↓
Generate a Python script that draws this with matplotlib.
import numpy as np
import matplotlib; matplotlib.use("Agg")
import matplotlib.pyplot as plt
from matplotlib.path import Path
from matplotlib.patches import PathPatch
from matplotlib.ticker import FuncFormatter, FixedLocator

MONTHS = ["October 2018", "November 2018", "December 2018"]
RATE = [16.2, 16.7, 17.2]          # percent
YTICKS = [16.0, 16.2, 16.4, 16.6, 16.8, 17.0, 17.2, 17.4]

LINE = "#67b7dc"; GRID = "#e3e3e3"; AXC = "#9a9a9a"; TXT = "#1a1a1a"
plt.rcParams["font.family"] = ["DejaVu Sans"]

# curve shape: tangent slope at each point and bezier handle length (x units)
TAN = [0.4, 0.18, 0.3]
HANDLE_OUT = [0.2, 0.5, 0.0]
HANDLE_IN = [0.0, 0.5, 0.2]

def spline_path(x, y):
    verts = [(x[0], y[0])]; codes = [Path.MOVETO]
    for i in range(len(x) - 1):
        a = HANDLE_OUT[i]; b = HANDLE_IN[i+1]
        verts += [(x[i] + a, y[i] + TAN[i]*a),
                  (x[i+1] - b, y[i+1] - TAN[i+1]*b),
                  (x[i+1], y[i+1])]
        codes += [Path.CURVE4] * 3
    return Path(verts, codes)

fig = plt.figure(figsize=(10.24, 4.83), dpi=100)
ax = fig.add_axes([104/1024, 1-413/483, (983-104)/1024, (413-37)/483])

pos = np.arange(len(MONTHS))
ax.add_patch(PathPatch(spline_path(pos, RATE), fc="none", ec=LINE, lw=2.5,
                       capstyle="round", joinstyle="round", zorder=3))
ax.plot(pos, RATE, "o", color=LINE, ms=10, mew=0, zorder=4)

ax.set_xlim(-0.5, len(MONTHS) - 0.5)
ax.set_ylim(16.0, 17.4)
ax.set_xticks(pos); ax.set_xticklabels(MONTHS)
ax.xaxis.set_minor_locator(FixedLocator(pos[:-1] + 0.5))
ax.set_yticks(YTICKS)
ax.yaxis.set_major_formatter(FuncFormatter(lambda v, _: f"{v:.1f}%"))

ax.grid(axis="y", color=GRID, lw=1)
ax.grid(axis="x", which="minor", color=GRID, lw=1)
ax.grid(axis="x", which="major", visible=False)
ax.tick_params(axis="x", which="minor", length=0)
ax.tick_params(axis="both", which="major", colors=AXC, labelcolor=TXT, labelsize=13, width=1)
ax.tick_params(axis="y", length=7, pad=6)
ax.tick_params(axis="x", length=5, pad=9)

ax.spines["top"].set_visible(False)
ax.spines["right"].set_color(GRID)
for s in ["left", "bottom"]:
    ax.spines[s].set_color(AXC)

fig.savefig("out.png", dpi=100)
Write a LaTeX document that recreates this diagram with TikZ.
↑
**Directions for this task**
Tally the lines of the preceding listing in which the word "matplotlib" appears; state nothing but the total.

**Response**
6